Pull List:Uncanny Avengers,Avengers,Superior Spider-Man,Daredevil,All New X-Men,Hawkeye,Captain America,Thor:God of Thunder,Swamp Thing,Morbius,Thunderbolts,Iron Man,Fatale.
I like fights like that where there is a honest diffence between the two, but the mangling they have to do to characters with their Hero Vs Hero events is tiresome.
I think if you have to write a character as someone else to make the event work that not writing the event probably makes more sense. That is true for CW and AvX
Pain shared is divided, joy shared is multiplied
This basically and it's what I said at the beginning of the thread.
Marvel isn't like DC where heroes are worshiped and everyone gets along. There's real tension between heroes in the Marvel universe which always leads to squabbles.
As you rightly said, the Marvel hero scrap has always been a part of their stories. I think readers complaining about it now are post Civil War readers who aren't really used to stuff like this.
Adults struggle desperately with fiction, demanding constantly that it conform to the rules of everyday life when the answer is obvious to the smallest child: because it's not real. - Grant Morrison
Why think that? Its patently not true, there's a goodly number of veteran Marvel readers that are fairly fed up of large majority of hero v hero scraps.
And.. as many point out... its largely a matter of how its written, especially whether it passes two tests "are the participants written in character" and "is scrap realistic given known power ratings"??

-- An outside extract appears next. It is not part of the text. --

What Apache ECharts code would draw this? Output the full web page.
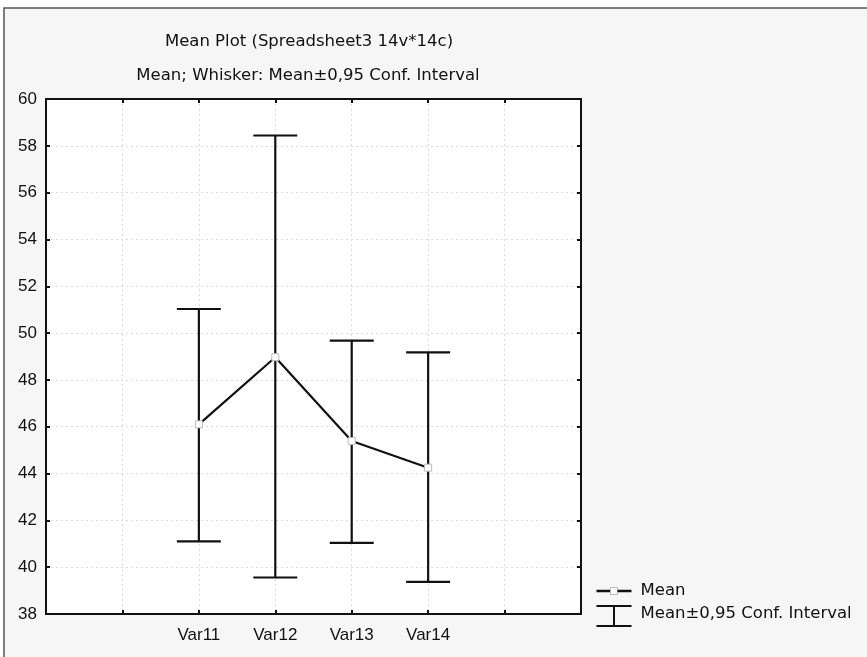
<!DOCTYPE html>
<html><head><meta charset="utf-8">
<script src="https://cdn.jsdelivr.net/npm/echarts@6/dist/echarts.min.js"></script>
<style>html,body{margin:0;padding:0;background:#fff}#c{width:867px;height:657px}</style>
</head><body><div id="c"></div>
<script>
var categories = ['', '', 'Var11', 'Var12', 'Var13', 'Var14', '', ''];
var means = [null, null, 46.10, 48.97, 45.39, 44.25, null, null];
var upper = [null, null, 51.03, 58.44, 49.68, 49.18, null, null];
var lower = [null, null, 41.10, 39.56, 41.04, 39.37, null, null];
var yTicks = [38, 40, 42, 44, 46, 48, 50, 52, 54, 56, 58, 60];
var titleText = 'Mean Plot (Spreadsheet3 14v*14c)';
var subtitleText = 'Mean; Whisker: Mean\u00b10,95 Conf. Interval';
var legendNames = ['Mean', 'Mean\u00b10,95 Conf. Interval'];

var FONT = '"Liberation Sans", Arial, sans-serif';
var WFONT = '"DejaVu Sans", Verdana, sans-serif';
var errData = [];
for (var i = 0; i < categories.length; i++) {
  if (means[i] != null) errData.push([i, lower[i], upper[i]]);
}
var chart = echarts.init(document.getElementById('c'), null, {renderer: 'canvas'});
var gridPos = {left: 46, right: 286, top: 99, bottom: 43};
var tickSel = function (i) { return i > 0 && i < categories.length - 1; };
var option = {
  backgroundColor: '#ffffff',
  animation: false,
  title: [
    {text: titleText, left: 304, top: 28, textAlign: 'center',
     textStyle: {fontFamily: WFONT, fontSize: 16.5, fontWeight: 'normal', color: '#111'}},
    {text: subtitleText, left: 303, top: 62, textAlign: 'center',
     textStyle: {fontFamily: WFONT, fontSize: 16.5, fontWeight: 'normal', color: '#111'}}
  ],
  graphic: [
    {type: 'rect', z: -10, silent: true, shape: {x: 4, y: 8, width: 900, height: 700},
     style: {fill: '#f6f6f6', stroke: '#555', lineWidth: 1.5}},
    {type: 'rect', z: -9, silent: true, shape: {x: gridPos.left, y: gridPos.top, width: 867 - gridPos.left - gridPos.right, height: 657 - gridPos.top - gridPos.bottom},
     style: {fill: '#ffffff'}},
    // legend
    {type: 'group', left: 594, top: 582, children: [
      {type: 'line', shape: {x1: 0, y1: 7, x2: 14, y2: 7}, style: {stroke: '#111', lineWidth: 2.5}},
      {type: 'rect', shape: {x: 14, y: 3.5, width: 7, height: 7}, style: {fill: '#fff', stroke: '#bbb', lineWidth: 1}},
      {type: 'line', shape: {x1: 21, y1: 7, x2: 35, y2: 7}, style: {stroke: '#111', lineWidth: 2.5}},
      {type: 'text', x: 44, y: -2, style: {text: legendNames[0], font: '16.5px ' + WFONT, fill: '#111'}},
      {type: 'line', shape: {x1: 0, y1: 22, x2: 35, y2: 22}, style: {stroke: '#111', lineWidth: 2}},
      {type: 'line', shape: {x1: 17.5, y1: 22, x2: 17.5, y2: 42}, style: {stroke: '#111', lineWidth: 2}},
      {type: 'line', shape: {x1: 0, y1: 42, x2: 35, y2: 42}, style: {stroke: '#111', lineWidth: 2}},
      {type: 'text', x: 44, y: 21, style: {text: legendNames[1], font: '16.5px ' + WFONT, fill: '#111'}}
    ]}
  ],
  grid: {left: gridPos.left, right: gridPos.right, top: gridPos.top, bottom: gridPos.bottom,
         show: true, borderColor: '#111', borderWidth: 2, backgroundColor: 'transparent'},
  xAxis: [
    {type: 'category', data: categories, boundaryGap: false, position: 'bottom',
     axisLine: {show: true, lineStyle: {color: '#111', width: 2}},
     axisTick: {show: true, inside: true, length: 4, interval: tickSel, lineStyle: {color: '#111', width: 2}},
     axisLabel: {fontFamily: FONT, fontSize: 17, color: '#111', margin: 13, interval: 0},
     splitLine: {show: true, interval: tickSel, lineStyle: {color: '#dcdcdc', type: [2, 3], width: 1}}},
    {type: 'category', data: categories, boundaryGap: false, position: 'top',
     axisLine: {show: true, lineStyle: {color: '#111', width: 2}},
     axisTick: {show: true, inside: true, length: 4, interval: tickSel, lineStyle: {color: '#111', width: 2}},
     axisLabel: {show: false}, splitLine: {show: false}}
  ],
  yAxis: [
    {type: 'value', min: yTicks[0], max: yTicks[yTicks.length - 1], interval: 2, position: 'left',
     axisLine: {show: true, lineStyle: {color: '#111', width: 2}},
     axisTick: {show: true, inside: true, length: 4, lineStyle: {color: '#111', width: 2}},
     axisLabel: {fontFamily: FONT, fontSize: 17, color: '#111', margin: 9},
     splitLine: {show: true, lineStyle: {color: '#dcdcdc', type: [2, 3], width: 1}}},
    {type: 'value', min: yTicks[0], max: yTicks[yTicks.length - 1], interval: 2, position: 'right',
     axisLine: {show: true, lineStyle: {color: '#111', width: 2}},
     axisTick: {show: true, inside: true, length: 4, lineStyle: {color: '#111', width: 2}},
     axisLabel: {show: false}, splitLine: {show: false}}
  ],
  series: [
    {type: 'custom', name: legendNames[1], data: errData, z: 2,
     renderItem: function (params, api) {
       var x = api.value(0);
       var lo = api.coord([x, api.value(1)]);
       var hi = api.coord([x, api.value(2)]);
       var hw = 22;
       var st = {stroke: '#111', lineWidth: 2.2};
       return {type: 'group', children: [
         {type: 'line', shape: {x1: lo[0], y1: lo[1], x2: hi[0], y2: hi[1]}, style: st},
         {type: 'line', shape: {x1: hi[0] - hw, y1: hi[1], x2: hi[0] + hw, y2: hi[1]}, style: st},
         {type: 'line', shape: {x1: lo[0] - hw, y1: lo[1], x2: lo[0] + hw, y2: lo[1]}, style: st}
       ]};
     }},
    {type: 'line', name: legendNames[0], data: means, z: 3, connectNulls: false,
     symbol: 'rect', symbolSize: 7, showAllSymbol: true,
     lineStyle: {color: '#111', width: 2.2},
     itemStyle: {color: '#ffffff', borderColor: '#bbbbbb', borderWidth: 1}}
  ]
};
chart.setOption(option);
</script>
</body></html>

A bit (okay a lot) of friendly horse play between Johnny Storm and Ben G is fine, Hulk fighting any body is fine. But serious fights between supposedly rationale adults (and Marvel has plenty of characters written that way) over differences that should be talked through by any sane person.... that's daft. Street level characters (again Marvel has many) surviving a fight against likes of Hulk or Thor (or indeed lasting more than a few seconds).... again that's daft.